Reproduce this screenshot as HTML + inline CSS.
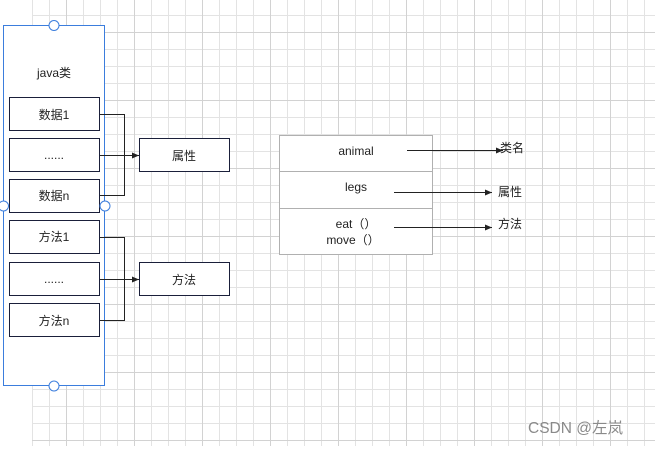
<!DOCTYPE html>
<html><head><meta charset="utf-8"><style>
body{margin:0;width:655px;height:446px;overflow:hidden;background:#fff;font-family:"Liberation Sans","Noto Sans CJK SC",sans-serif;}
</style></head><body>
<svg width="655" height="446" xmlns="http://www.w3.org/2000/svg" font-family="Liberation Sans, Noto Sans CJK SC, sans-serif">
<defs>
<marker id="ar" markerWidth="8" markerHeight="8" refX="7" refY="4" orient="auto" markerUnits="userSpaceOnUse"><path d="M0 1L7 4L0 7z" fill="#222"/></marker>
</defs>
<g stroke="#e3e3e3" stroke-width="1">
<path d="M32.5 0V446M49.5 0V446M83.5 0V446M100.5 0V446M117.5 0V446M151.5 0V446M168.5 0V446M185.5 0V446M219.5 0V446M236.5 0V446M253.5 0V446M287.5 0V446M304.5 0V446M321.5 0V446M355.5 0V446M372.5 0V446M389.5 0V446M423.5 0V446M440.5 0V446M457.5 0V446M491.5 0V446M508.5 0V446M525.5 0V446M559.5 0V446M576.5 0V446M593.5 0V446M627.5 0V446M644.5 0V446"/>
<path d="M32 15.5H655M32 49.5H655M32 66.5H655M32 83.5H655M32 117.5H655M32 134.5H655M32 151.5H655M32 185.5H655M32 202.5H655M32 219.5H655M32 253.5H655M32 270.5H655M32 287.5H655M32 321.5H655M32 338.5H655M32 355.5H655M32 389.5H655M32 406.5H655M32 423.5H655"/>
</g>
<g stroke="#d2d2d2" stroke-width="1">
<path d="M66.5 0V446M134.5 0V446M202.5 0V446M270.5 0V446M338.5 0V446M406.5 0V446M474.5 0V446M542.5 0V446M610.5 0V446"/>
<path d="M32 32.5H655M32 100.5H655M32 168.5H655M32 236.5H655M32 304.5H655M32 372.5H655M32 440.5H655"/>
</g>
<rect x="3.5" y="25.5" width="101" height="360" fill="#fff" stroke="#3b7ddd"/>
<text x="54" y="77" font-size="12" text-anchor="middle" fill="#222">java类</text>
<g fill="#fff" stroke="#1a1f3a">
<rect x="9.5" y="97.5" width="90" height="33"/><rect x="9.5" y="138.5" width="90" height="33"/><rect x="9.5" y="179.5" width="90" height="33"/>
<rect x="9.5" y="220.5" width="90" height="33"/><rect x="9.5" y="262.5" width="90" height="33"/><rect x="9.5" y="303.5" width="90" height="33"/>
<rect x="139.5" y="138.5" width="90" height="33"/><rect x="139.5" y="262.5" width="90" height="33"/>
</g>
<g font-size="12" text-anchor="middle" fill="#222">
<text x="54" y="119">数据1</text><text x="54" y="159">......</text><text x="54" y="200">数据n</text>
<text x="54" y="241">方法1</text><text x="54" y="283">......</text><text x="54" y="325">方法n</text>
<text x="184" y="160">属性</text><text x="184" y="284">方法</text>
</g>
<g stroke="#222" fill="none">
<path d="M100 114.5H124.5V195.5H100"/><path d="M100 155.5H139" marker-end="url(#ar)"/>
<path d="M100 237.5H124.5V320.5H100"/><path d="M100 279.5H139" marker-end="url(#ar)"/>
</g>
<g fill="#fff" stroke="#3b7ddd">
<circle cx="54" cy="25.5" r="5"/><circle cx="54" cy="386" r="5"/><circle cx="3.5" cy="206" r="5"/><circle cx="105" cy="206" r="5"/>
</g>
<rect x="279.5" y="135.5" width="153" height="119" fill="#fff" stroke="#b0b0b0"/>
<path d="M279.5 171.5H432.5M279.5 208.5H432.5" stroke="#b0b0b0"/>
<g font-size="12" text-anchor="middle" fill="#222">
<text x="356" y="155">animal</text><text x="356" y="191">legs</text>
<text x="356" y="228">eat（）</text><text x="353" y="244">move（）</text>
</g>
<g stroke="#222">
<path d="M407 150.5H503" marker-end="url(#ar)"/><path d="M394 192.5H492" marker-end="url(#ar)"/><path d="M394 227.5H492" marker-end="url(#ar)"/>
</g>
<g font-size="12" fill="#222"><text x="500" y="152">类名</text><text x="498" y="196">属性</text><text x="498" y="228">方法</text></g>
<text x="528" y="433" font-size="15.5" fill="#8a8a8a">CSDN @左岚</text>
</svg>
</body></html>
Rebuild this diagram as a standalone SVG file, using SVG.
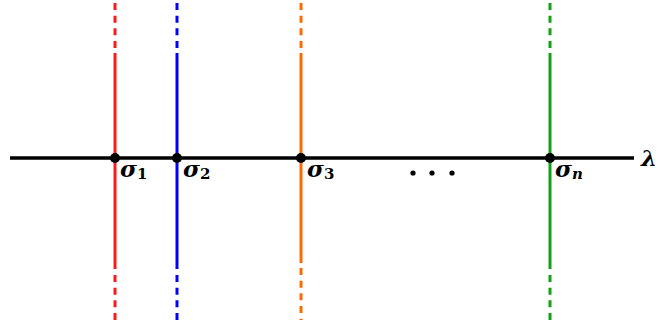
<svg xmlns="http://www.w3.org/2000/svg" width="659" height="320" viewBox="0 0 659 320">
<style>
.v{stroke-width:3;fill:none}
.d{stroke-dasharray:7 5.67}
.lab{font-family:"DejaVu Serif","Liberation Serif",serif;font-weight:bold;fill:#000}
.sig{font-size:23px;font-style:italic}
.sub{font-size:15px}
</style>
<rect width="659" height="320" fill="#fff"/>
<g id="connectors">
<g id="line-s1" stroke="#ff1a1a">
<line class="v d" x1="115" y1="3" x2="115" y2="48"/>
<line class="v" x1="115" y1="53" x2="115" y2="269"/>
<line class="v d" x1="115" y1="275" x2="115" y2="320"/>
</g>
<g id="line-s2" stroke="#0000ff">
<line class="v d" x1="177" y1="3" x2="177" y2="48"/>
<line class="v" x1="177" y1="53" x2="177" y2="269"/>
<line class="v d" x1="177" y1="275" x2="177" y2="320"/>
</g>
<g id="line-s3" stroke="#ff6a00">
<line class="v d" x1="301" y1="3" x2="301" y2="48"/>
<line class="v" x1="301" y1="53" x2="301" y2="263"/>
<line class="v d" x1="301" y1="268" x2="301" y2="320"/>
</g>
<g id="line-sn" stroke="#14a014">
<line class="v d" x1="550" y1="3" x2="550" y2="48"/>
<line class="v" x1="550" y1="53" x2="550" y2="269"/>
<line class="v d" x1="550" y1="275" x2="550" y2="320"/>
</g>
<line id="axis" x1="10" y1="158" x2="634" y2="158" stroke="#000" stroke-width="3.5"/>
</g>
<g id="node-s1"><circle cx="115" cy="158" r="5" fill="#000"/><text class="lab" x="120" y="177"><tspan class="sig">σ</tspan><tspan class="sub" dy="2">1</tspan></text></g>
<g id="node-s2"><circle cx="177" cy="158" r="5" fill="#000"/><text class="lab" x="183" y="177"><tspan class="sig">σ</tspan><tspan class="sub" dy="2">2</tspan></text></g>
<g id="node-s3"><circle cx="301" cy="158" r="5" fill="#000"/><text class="lab" x="307" y="177"><tspan class="sig">σ</tspan><tspan class="sub" dy="2">3</tspan></text></g>
<g id="ellipsis"><circle cx="413" cy="173" r="2.6" fill="#000"/><circle cx="432" cy="173" r="2.6" fill="#000"/><circle cx="452" cy="173" r="2.6" fill="#000"/></g>
<g id="node-sn"><circle cx="550" cy="158" r="5" fill="#000"/><text class="lab" x="555" y="177"><tspan class="sig">σ</tspan><tspan class="sub" dy="2" font-style="italic">n</tspan></text></g>
<g id="node-lambda"><text class="lab" x="641" y="166" font-size="23" font-style="italic">λ</text></g>
</svg>
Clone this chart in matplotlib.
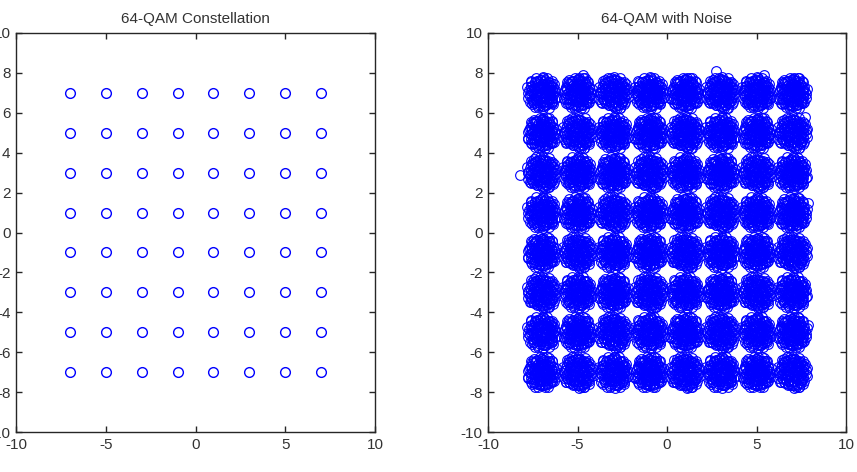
import numpy as np
import matplotlib
matplotlib.use("Agg")
import matplotlib.pyplot as plt

# 64-QAM levels on each axis
levels = [-7, -5, -3, -1, 1, 3, 5, 7]

# hand-typed spread of received samples around a constellation point
patternA = [(0.02, 0.01), (-0.15, 0.10), (0.18, -0.08), (0.05, 0.22), (-0.08, -0.20), (0.25, 0.15),
            (-0.24, -0.06), (0.12, -0.27), (-0.20, 0.25), (0.28, -0.02),
            (0.40, 0.10), (-0.38, 0.18), (0.30, 0.32), (-0.30, -0.30), (0.10, 0.42), (-0.05, -0.44),
            (0.38, -0.25), (-0.42, -0.10), (0.22, -0.40), (-0.18, 0.42), (0.45, -0.08), (-0.12, 0.35),
            (0.34, 0.05), (-0.34, 0.02),
            (0.58, 0.12), (-0.56, 0.20), (0.48, 0.38), (-0.50, -0.32), (0.15, 0.60), (-0.12, -0.60),
            (0.52, -0.30), (-0.38, 0.52), (0.30, -0.55), (-0.60, -0.05), (0.62, -0.10), (0.05, -0.64),
            (-0.25, 0.60), (0.40, 0.55), (-0.62, 0.30), (0.64, 0.28), (-0.45, -0.50), (0.20, -0.62),
            (-0.05, 0.66), (0.55, -0.45),
            (0.72, 0.05), (-0.70, 0.15), (0.10, 0.74), (-0.20, -0.72), (0.55, 0.58), (-0.58, 0.55),
            (0.60, -0.50), (-0.55, -0.58), (0.78, -0.25), (-0.76, -0.25), (0.30, 0.75), (-0.35, -0.72)]

patternB = [(-0.03, 0.04), (0.14, 0.12), (-0.18, -0.10), (0.08, -0.18), (-0.10, 0.22), (0.26, -0.12),
            (-0.27, 0.08), (0.02, 0.30), (0.20, 0.24), (-0.22, -0.26),
            (0.42, 0.02), (-0.40, -0.12), (0.32, -0.34), (-0.28, 0.36), (0.06, -0.45), (-0.04, 0.46),
            (0.36, 0.30), (-0.44, 0.20), (0.18, 0.40), (-0.16, -0.42), (0.44, -0.18), (-0.36, -0.36),
            (0.28, 0.10), (-0.10, -0.32),
            (0.60, 0.05), (-0.58, -0.08), (0.45, 0.45), (-0.46, 0.44), (0.50, -0.40), (-0.42, -0.52),
            (0.08, 0.62), (-0.10, -0.62), (0.62, 0.26), (-0.64, 0.24), (0.28, -0.60), (-0.30, 0.58),
            (0.62, -0.22), (-0.60, -0.30), (0.26, 0.58), (-0.24, -0.60), (0.00, -0.66), (0.02, 0.68),
            (0.48, -0.52), (-0.52, 0.50),
            (0.74, -0.08), (-0.74, 0.05), (0.20, -0.76), (-0.12, 0.76), (0.60, 0.55), (-0.62, -0.50),
            (0.66, -0.45), (-0.45, 0.66), (0.80, 0.20), (-0.78, -0.30), (0.40, 0.72), (0.35, -0.74)]

patternC = [(0.04, -0.03), (-0.12, -0.14), (0.16, 0.14), (-0.20, 0.06), (0.10, -0.24), (-0.06, 0.24),
            (0.24, 0.02), (-0.26, -0.20), (0.22, -0.22), (-0.14, 0.28),
            (0.46, 0.14), (-0.46, 0.02), (0.24, 0.44), (-0.30, 0.40), (0.38, -0.32), (-0.34, -0.34),
            (0.00, 0.44), (0.12, -0.46), (-0.20, -0.46), (0.40, 0.28), (-0.44, 0.24), (0.46, -0.12),
            (0.30, 0.20), (-0.32, -0.10),
            (0.62, 0.02), (-0.62, 0.10), (0.54, 0.36), (-0.54, -0.36), (0.36, 0.56), (-0.40, 0.54),
            (0.42, -0.52), (-0.26, -0.62), (0.16, 0.64), (-0.08, 0.64), (0.08, -0.65), (0.60, -0.28),
            (-0.64, -0.16), (-0.58, 0.36), (0.64, 0.30), (0.24, -0.62), (-0.48, -0.48), (0.50, 0.50),
            (-0.18, 0.60), (0.56, -0.40),
            (0.76, 0.12), (-0.76, -0.02), (0.05, 0.78), (0.10, -0.78), (-0.60, 0.60), (0.62, -0.58),
            (0.70, 0.42), (-0.66, -0.48), (-0.30, 0.76), (0.38, -0.74), (0.82, -0.20), (-0.80, 0.28)]

# stray samples
outliersX = [-8.2, -4.7, 2.75, 5.4, 7.7, 7.9, 7.9]
outliersY = [2.9, 7.9, 8.1, 7.9, 5.8, 1.5, -4.65]

xticks = [-10, -5, 0, 5, 10]
yticks = [-10, -8, -6, -4, -2, 0, 2, 4, 6, 8, 10]

textColor = "#333333"
plt.rcParams["font.family"] = ["Liberation Sans", "DejaVu Sans"]
plt.rcParams["font.size"] = 11
plt.rcParams["axes.unicode_minus"] = False


def styleAxes(ax, title):
    ax.set_xlim(-10, 10)
    ax.set_ylim(-10, 10)
    ax.set_xticks(xticks)
    ax.set_yticks(yticks)
    ax.tick_params(direction="in", length=4, width=1, top=True, right=True,
                   colors="#262626", labelcolor=textColor, pad=4)
    for spine in ax.spines.values():
        spine.set_color("#262626")
        spine.set_linewidth(1)
    ax.set_title(title, color=textColor, fontsize=11, pad=7)


# ideal constellation
idealX, idealY = np.meshgrid(levels, levels)
idealX = idealX.ravel()
idealY = idealY.ravel()

# received samples = ideal point + two of the spread patterns
patterns = [patternA, patternB, patternC]
noisyX = []
noisyY = []
for i, lx in enumerate(levels):
    for j, ly in enumerate(levels):
        k = (i + 2 * j) % 3
        pat = patterns[k] + patterns[(k + 1) % 3]
        for dx, dy in pat:
            noisyX.append(lx + dx)
            noisyY.append(ly + dy)
noisyX += outliersX
noisyY += outliersY

fig = plt.figure(figsize=(8.57, 4.72), dpi=100)
ax1 = fig.add_axes([16 / 857, 40 / 472, 359 / 857, 399 / 472])
ax2 = fig.add_axes([488 / 857, 40 / 472, 358 / 857, 399 / 472])

ax1.plot(idealX, idealY, "o", markerfacecolor="none", markeredgecolor="#0000ff",
         markersize=7, markeredgewidth=1.0)
styleAxes(ax1, "64-QAM Constellation")

ax2.plot(noisyX, noisyY, "o", markerfacecolor="none", markeredgecolor="#0000ff",
         markersize=7, markeredgewidth=0.8)
styleAxes(ax2, "64-QAM with Noise")

fig.savefig("out.png", dpi=100)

=======

» **The request**:
Except for the pictures, write out exactly the lines from the line that contains "Clone this chart in matplotlib." through the line that contains "levels = [-7, -5, -3, -1, 1, 3, 5, 7]", including both.

» **Response below**:
Clone this chart in matplotlib.
import numpy as np
import matplotlib
matplotlib.use("Agg")
import matplotlib.pyplot as plt

# 64-QAM levels on each axis
levels = [-7, -5, -3, -1, 1, 3, 5, 7]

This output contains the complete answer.